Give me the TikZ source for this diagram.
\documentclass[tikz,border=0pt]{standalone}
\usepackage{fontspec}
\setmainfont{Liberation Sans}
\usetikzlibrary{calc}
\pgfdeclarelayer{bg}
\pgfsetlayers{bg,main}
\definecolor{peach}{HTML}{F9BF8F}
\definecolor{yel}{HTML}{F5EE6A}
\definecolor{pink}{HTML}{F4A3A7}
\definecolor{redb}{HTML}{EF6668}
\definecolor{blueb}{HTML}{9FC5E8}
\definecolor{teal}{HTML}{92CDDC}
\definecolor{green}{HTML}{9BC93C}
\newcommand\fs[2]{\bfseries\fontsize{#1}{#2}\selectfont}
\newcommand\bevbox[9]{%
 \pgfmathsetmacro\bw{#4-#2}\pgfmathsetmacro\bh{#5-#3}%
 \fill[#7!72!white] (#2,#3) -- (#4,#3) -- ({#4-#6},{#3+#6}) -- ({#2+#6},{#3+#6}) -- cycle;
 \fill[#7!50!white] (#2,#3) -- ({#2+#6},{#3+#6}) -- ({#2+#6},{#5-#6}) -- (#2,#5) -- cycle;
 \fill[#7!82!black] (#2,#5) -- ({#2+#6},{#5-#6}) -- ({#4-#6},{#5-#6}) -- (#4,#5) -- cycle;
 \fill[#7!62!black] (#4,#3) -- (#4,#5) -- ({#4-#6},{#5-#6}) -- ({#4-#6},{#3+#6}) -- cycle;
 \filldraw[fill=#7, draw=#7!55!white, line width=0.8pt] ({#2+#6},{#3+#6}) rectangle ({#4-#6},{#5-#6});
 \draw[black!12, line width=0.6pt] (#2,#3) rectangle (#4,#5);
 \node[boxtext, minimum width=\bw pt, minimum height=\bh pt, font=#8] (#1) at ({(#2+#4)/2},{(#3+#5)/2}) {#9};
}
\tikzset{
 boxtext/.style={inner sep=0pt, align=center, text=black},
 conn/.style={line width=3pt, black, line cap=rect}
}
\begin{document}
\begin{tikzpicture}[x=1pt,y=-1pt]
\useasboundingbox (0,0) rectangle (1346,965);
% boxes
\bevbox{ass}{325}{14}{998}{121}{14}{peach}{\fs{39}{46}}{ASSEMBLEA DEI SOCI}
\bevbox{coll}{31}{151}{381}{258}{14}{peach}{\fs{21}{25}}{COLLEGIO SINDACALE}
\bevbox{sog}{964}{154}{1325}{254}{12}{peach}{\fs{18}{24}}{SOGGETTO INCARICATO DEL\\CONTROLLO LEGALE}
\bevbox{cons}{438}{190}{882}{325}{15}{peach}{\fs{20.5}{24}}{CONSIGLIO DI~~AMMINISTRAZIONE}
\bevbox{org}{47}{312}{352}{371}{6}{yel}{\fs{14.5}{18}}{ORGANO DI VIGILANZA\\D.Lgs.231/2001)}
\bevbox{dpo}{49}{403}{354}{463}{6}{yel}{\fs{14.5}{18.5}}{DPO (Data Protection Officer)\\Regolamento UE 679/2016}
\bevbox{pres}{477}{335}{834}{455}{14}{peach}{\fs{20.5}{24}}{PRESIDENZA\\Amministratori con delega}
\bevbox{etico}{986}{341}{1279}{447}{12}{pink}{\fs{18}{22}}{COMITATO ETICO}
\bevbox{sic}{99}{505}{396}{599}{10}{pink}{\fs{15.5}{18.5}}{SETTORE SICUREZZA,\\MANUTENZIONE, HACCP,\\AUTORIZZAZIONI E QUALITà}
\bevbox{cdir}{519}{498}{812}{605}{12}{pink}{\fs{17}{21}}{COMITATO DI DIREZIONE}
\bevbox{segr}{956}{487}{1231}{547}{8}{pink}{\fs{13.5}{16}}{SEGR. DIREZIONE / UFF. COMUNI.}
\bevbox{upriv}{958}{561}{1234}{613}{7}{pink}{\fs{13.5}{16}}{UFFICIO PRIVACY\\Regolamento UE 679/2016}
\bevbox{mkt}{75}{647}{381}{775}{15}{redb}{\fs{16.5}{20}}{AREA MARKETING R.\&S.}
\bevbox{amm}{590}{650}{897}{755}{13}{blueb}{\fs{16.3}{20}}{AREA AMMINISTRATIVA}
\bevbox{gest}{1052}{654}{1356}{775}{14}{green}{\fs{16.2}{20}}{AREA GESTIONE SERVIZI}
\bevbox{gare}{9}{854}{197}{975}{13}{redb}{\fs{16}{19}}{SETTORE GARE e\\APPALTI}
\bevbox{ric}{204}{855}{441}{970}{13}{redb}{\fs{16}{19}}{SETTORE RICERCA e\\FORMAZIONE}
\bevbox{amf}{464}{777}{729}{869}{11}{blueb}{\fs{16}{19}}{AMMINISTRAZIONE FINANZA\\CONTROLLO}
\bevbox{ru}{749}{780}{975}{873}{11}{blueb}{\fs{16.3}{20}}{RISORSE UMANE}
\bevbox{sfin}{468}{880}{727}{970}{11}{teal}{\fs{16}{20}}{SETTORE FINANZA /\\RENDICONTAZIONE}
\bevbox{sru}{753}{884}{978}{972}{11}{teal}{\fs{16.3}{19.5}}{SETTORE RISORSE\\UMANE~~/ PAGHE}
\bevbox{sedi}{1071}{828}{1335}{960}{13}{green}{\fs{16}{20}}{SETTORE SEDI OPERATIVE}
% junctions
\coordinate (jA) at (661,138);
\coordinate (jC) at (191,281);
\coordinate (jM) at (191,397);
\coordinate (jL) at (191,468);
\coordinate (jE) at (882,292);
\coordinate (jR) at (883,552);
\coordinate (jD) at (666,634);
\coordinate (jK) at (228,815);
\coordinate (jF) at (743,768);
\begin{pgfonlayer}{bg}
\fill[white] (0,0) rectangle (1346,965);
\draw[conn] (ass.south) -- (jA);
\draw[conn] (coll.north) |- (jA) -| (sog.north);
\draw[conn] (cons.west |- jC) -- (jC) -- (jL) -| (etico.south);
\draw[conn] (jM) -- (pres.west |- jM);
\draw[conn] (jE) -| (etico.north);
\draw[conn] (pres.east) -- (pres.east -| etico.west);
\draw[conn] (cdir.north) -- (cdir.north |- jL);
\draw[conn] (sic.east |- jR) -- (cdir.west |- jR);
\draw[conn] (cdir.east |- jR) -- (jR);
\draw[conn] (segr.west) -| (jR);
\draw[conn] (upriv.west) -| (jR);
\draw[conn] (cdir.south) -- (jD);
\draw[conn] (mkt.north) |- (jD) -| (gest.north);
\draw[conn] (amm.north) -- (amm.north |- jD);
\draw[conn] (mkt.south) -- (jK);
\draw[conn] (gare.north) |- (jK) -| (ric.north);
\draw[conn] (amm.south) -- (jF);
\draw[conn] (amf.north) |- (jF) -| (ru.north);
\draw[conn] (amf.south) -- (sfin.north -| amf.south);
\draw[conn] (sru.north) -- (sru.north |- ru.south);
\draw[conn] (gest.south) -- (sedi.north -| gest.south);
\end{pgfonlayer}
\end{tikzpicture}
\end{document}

...

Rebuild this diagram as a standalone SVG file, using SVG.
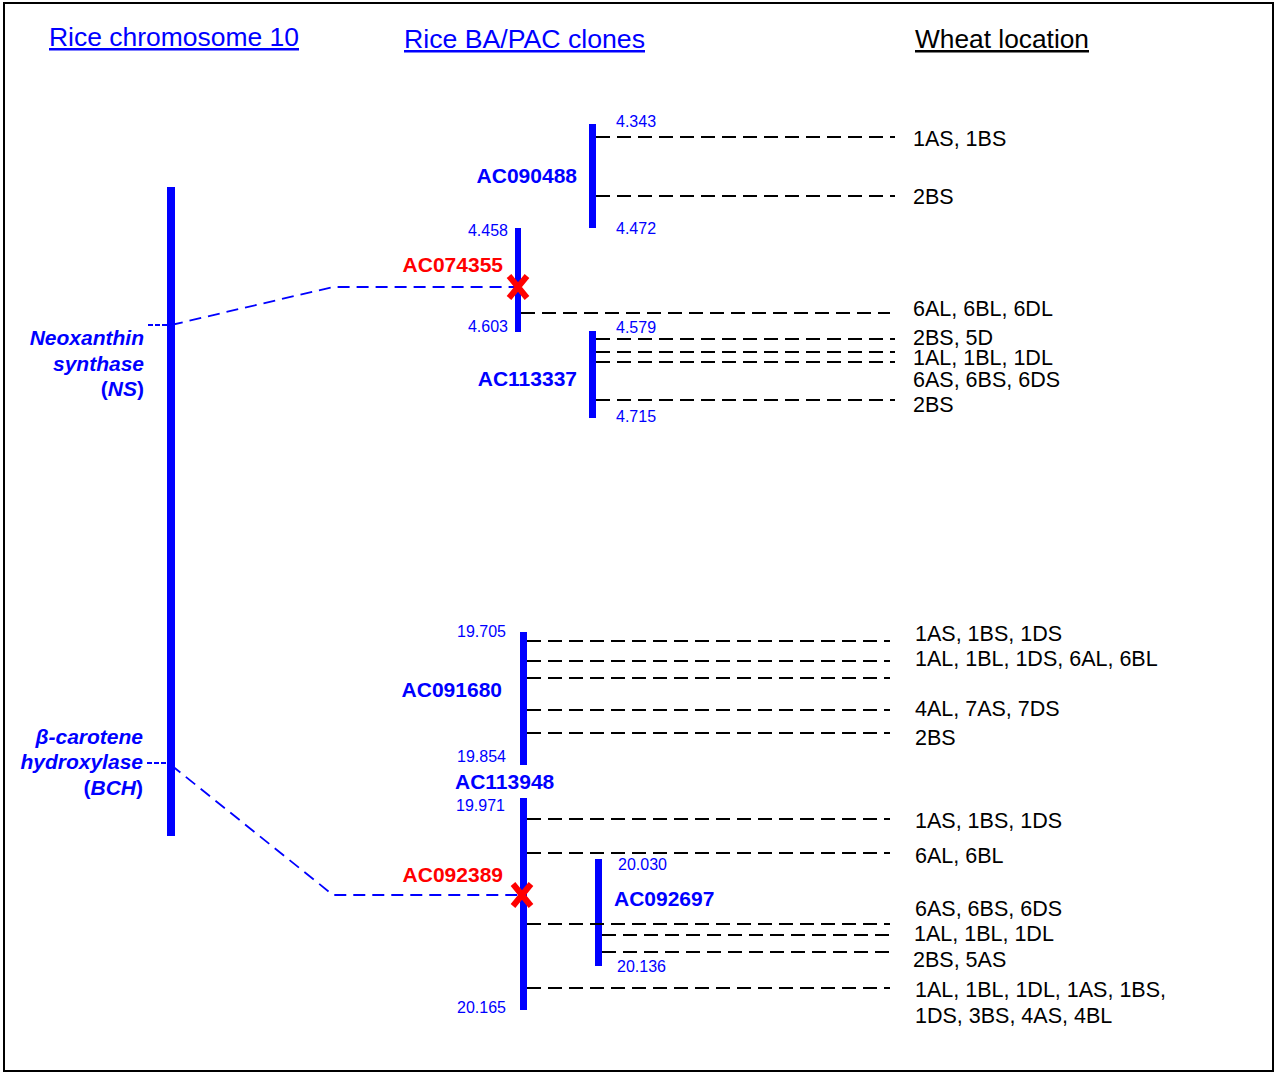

Written problem>
Find "standalone". Copy every line it occurs in.

Exercise answer>
\documentclass[tikz,border=0pt]{standalone}
Rebuild this diagram as a standalone SVG file, using SVG.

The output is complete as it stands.